**Dataset section**.
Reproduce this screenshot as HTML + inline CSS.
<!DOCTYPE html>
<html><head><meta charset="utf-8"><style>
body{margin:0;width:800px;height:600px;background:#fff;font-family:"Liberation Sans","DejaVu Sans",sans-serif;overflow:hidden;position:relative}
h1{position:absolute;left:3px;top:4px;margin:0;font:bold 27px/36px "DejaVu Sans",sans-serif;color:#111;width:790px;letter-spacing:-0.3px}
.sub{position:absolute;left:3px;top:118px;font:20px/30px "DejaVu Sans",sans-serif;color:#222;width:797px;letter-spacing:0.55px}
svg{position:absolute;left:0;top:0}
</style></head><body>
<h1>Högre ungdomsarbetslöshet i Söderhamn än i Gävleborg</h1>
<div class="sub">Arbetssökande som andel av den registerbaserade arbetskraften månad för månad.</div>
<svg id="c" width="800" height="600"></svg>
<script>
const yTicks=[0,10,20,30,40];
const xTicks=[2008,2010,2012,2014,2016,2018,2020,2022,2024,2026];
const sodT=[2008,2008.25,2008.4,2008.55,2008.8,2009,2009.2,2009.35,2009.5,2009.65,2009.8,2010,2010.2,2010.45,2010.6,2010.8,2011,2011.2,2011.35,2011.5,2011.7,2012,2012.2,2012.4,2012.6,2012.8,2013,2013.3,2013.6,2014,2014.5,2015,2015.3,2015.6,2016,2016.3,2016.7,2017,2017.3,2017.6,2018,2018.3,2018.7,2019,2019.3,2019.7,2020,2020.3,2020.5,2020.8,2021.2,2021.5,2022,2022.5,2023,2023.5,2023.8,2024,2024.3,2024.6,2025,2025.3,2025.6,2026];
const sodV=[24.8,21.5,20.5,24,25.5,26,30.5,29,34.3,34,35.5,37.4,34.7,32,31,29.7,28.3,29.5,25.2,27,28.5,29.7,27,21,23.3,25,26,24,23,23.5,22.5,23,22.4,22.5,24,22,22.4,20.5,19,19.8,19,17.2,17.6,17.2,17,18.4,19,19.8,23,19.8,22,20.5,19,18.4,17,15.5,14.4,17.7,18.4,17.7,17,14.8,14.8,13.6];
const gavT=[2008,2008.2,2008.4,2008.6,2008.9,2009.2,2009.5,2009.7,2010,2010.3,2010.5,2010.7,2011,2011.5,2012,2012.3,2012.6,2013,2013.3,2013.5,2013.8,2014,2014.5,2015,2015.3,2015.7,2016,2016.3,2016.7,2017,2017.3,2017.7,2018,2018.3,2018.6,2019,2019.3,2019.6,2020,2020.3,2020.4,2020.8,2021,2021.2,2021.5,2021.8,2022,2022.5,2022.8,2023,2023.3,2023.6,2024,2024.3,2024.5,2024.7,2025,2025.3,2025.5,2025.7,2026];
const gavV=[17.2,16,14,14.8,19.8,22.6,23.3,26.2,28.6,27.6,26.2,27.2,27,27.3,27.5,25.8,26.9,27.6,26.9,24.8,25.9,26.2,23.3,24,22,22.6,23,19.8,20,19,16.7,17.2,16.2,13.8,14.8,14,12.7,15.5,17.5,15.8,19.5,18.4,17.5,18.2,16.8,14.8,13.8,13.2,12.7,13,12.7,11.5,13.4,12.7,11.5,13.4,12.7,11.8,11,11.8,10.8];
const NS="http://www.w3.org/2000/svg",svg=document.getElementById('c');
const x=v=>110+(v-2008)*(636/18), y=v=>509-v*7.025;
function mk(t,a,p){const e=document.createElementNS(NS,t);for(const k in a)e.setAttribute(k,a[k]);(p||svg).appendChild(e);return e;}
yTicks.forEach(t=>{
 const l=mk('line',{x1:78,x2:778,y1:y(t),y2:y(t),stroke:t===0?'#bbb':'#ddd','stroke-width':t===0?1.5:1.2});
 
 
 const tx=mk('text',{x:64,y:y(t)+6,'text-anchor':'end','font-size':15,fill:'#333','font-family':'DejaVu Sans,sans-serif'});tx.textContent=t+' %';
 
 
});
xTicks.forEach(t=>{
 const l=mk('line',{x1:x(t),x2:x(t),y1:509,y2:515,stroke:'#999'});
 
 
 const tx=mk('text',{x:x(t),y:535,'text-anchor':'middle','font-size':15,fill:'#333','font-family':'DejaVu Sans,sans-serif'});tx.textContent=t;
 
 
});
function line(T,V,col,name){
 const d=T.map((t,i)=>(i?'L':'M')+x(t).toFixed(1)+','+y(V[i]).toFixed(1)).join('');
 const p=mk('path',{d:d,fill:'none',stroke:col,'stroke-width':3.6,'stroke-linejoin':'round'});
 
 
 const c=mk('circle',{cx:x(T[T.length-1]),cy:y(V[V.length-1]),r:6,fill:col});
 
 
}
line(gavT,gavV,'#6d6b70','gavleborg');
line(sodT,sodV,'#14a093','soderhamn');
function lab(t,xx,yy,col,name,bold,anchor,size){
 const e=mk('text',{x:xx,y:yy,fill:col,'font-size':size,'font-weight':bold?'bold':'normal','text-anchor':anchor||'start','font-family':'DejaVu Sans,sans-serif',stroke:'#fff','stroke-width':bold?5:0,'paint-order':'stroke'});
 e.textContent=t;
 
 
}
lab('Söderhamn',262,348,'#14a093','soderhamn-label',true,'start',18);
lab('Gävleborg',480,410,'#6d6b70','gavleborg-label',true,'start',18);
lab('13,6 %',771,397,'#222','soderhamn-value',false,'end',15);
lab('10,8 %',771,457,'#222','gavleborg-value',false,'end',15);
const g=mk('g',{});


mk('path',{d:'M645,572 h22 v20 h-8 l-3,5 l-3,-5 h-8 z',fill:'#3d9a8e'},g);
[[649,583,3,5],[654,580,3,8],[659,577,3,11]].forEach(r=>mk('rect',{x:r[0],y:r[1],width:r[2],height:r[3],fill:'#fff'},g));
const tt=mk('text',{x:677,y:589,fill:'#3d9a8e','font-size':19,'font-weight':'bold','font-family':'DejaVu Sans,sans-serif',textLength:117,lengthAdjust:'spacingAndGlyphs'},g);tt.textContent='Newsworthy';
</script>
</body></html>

**What is asked**. Write the material out again in its entirety, exactly as shown.

**Output of the task**.
Reproduce this screenshot as HTML + inline CSS.
<!DOCTYPE html>
<html><head><meta charset="utf-8"><style>
body{margin:0;width:800px;height:600px;background:#fff;font-family:"Liberation Sans","DejaVu Sans",sans-serif;overflow:hidden;position:relative}
h1{position:absolute;left:3px;top:4px;margin:0;font:bold 27px/36px "DejaVu Sans",sans-serif;color:#111;width:790px;letter-spacing:-0.3px}
.sub{position:absolute;left:3px;top:118px;font:20px/30px "DejaVu Sans",sans-serif;color:#222;width:797px;letter-spacing:0.55px}
svg{position:absolute;left:0;top:0}
</style></head><body>
<h1>Högre ungdomsarbetslöshet i Söderhamn än i Gävleborg</h1>
<div class="sub">Arbetssökande som andel av den registerbaserade arbetskraften månad för månad.</div>
<svg id="c" width="800" height="600"></svg>
<script>
const yTicks=[0,10,20,30,40];
const xTicks=[2008,2010,2012,2014,2016,2018,2020,2022,2024,2026];
const sodT=[2008,2008.25,2008.4,2008.55,2008.8,2009,2009.2,2009.35,2009.5,2009.65,2009.8,2010,2010.2,2010.45,2010.6,2010.8,2011,2011.2,2011.35,2011.5,2011.7,2012,2012.2,2012.4,2012.6,2012.8,2013,2013.3,2013.6,2014,2014.5,2015,2015.3,2015.6,2016,2016.3,2016.7,2017,2017.3,2017.6,2018,2018.3,2018.7,2019,2019.3,2019.7,2020,2020.3,2020.5,2020.8,2021.2,2021.5,2022,2022.5,2023,2023.5,2023.8,2024,2024.3,2024.6,2025,2025.3,2025.6,2026];
const sodV=[24.8,21.5,20.5,24,25.5,26,30.5,29,34.3,34,35.5,37.4,34.7,32,31,29.7,28.3,29.5,25.2,27,28.5,29.7,27,21,23.3,25,26,24,23,23.5,22.5,23,22.4,22.5,24,22,22.4,20.5,19,19.8,19,17.2,17.6,17.2,17,18.4,19,19.8,23,19.8,22,20.5,19,18.4,17,15.5,14.4,17.7,18.4,17.7,17,14.8,14.8,13.6];
const gavT=[2008,2008.2,2008.4,2008.6,2008.9,2009.2,2009.5,2009.7,2010,2010.3,2010.5,2010.7,2011,2011.5,2012,2012.3,2012.6,2013,2013.3,2013.5,2013.8,2014,2014.5,2015,2015.3,2015.7,2016,2016.3,2016.7,2017,2017.3,2017.7,2018,2018.3,2018.6,2019,2019.3,2019.6,2020,2020.3,2020.4,2020.8,2021,2021.2,2021.5,2021.8,2022,2022.5,2022.8,2023,2023.3,2023.6,2024,2024.3,2024.5,2024.7,2025,2025.3,2025.5,2025.7,2026];
const gavV=[17.2,16,14,14.8,19.8,22.6,23.3,26.2,28.6,27.6,26.2,27.2,27,27.3,27.5,25.8,26.9,27.6,26.9,24.8,25.9,26.2,23.3,24,22,22.6,23,19.8,20,19,16.7,17.2,16.2,13.8,14.8,14,12.7,15.5,17.5,15.8,19.5,18.4,17.5,18.2,16.8,14.8,13.8,13.2,12.7,13,12.7,11.5,13.4,12.7,11.5,13.4,12.7,11.8,11,11.8,10.8];
const NS="http://www.w3.org/2000/svg",svg=document.getElementById('c');
const x=v=>110+(v-2008)*(636/18), y=v=>509-v*7.025;
function mk(t,a,p){const e=document.createElementNS(NS,t);for(const k in a)e.setAttribute(k,a[k]);(p||svg).appendChild(e);return e;}
yTicks.forEach(t=>{
 const l=mk('line',{x1:78,x2:778,y1:y(t),y2:y(t),stroke:t===0?'#bbb':'#ddd','stroke-width':t===0?1.5:1.2});
 
 
 const tx=mk('text',{x:64,y:y(t)+6,'text-anchor':'end','font-size':15,fill:'#333','font-family':'DejaVu Sans,sans-serif'});tx.textContent=t+' %';
 
 
});
xTicks.forEach(t=>{
 const l=mk('line',{x1:x(t),x2:x(t),y1:509,y2:515,stroke:'#999'});
 
 
 const tx=mk('text',{x:x(t),y:535,'text-anchor':'middle','font-size':15,fill:'#333','font-family':'DejaVu Sans,sans-serif'});tx.textContent=t;
 
 
});
function line(T,V,col,name){
 const d=T.map((t,i)=>(i?'L':'M')+x(t).toFixed(1)+','+y(V[i]).toFixed(1)).join('');
 const p=mk('path',{d:d,fill:'none',stroke:col,'stroke-width':3.6,'stroke-linejoin':'round'});
 
 
 const c=mk('circle',{cx:x(T[T.length-1]),cy:y(V[V.length-1]),r:6,fill:col});
 
 
}
line(gavT,gavV,'#6d6b70','gavleborg');
line(sodT,sodV,'#14a093','soderhamn');
function lab(t,xx,yy,col,name,bold,anchor,size){
 const e=mk('text',{x:xx,y:yy,fill:col,'font-size':size,'font-weight':bold?'bold':'normal','text-anchor':anchor||'start','font-family':'DejaVu Sans,sans-serif',stroke:'#fff','stroke-width':bold?5:0,'paint-order':'stroke'});
 e.textContent=t;
 
 
}
lab('Söderhamn',262,348,'#14a093','soderhamn-label',true,'start',18);
lab('Gävleborg',480,410,'#6d6b70','gavleborg-label',true,'start',18);
lab('13,6 %',771,397,'#222','soderhamn-value',false,'end',15);
lab('10,8 %',771,457,'#222','gavleborg-value',false,'end',15);
const g=mk('g',{});


mk('path',{d:'M645,572 h22 v20 h-8 l-3,5 l-3,-5 h-8 z',fill:'#3d9a8e'},g);
[[649,583,3,5],[654,580,3,8],[659,577,3,11]].forEach(r=>mk('rect',{x:r[0],y:r[1],width:r[2],height:r[3],fill:'#fff'},g));
const tt=mk('text',{x:677,y:589,fill:'#3d9a8e','font-size':19,'font-weight':'bold','font-family':'DejaVu Sans,sans-serif',textLength:117,lengthAdjust:'spacingAndGlyphs'},g);tt.textContent='Newsworthy';
</script>
</body></html>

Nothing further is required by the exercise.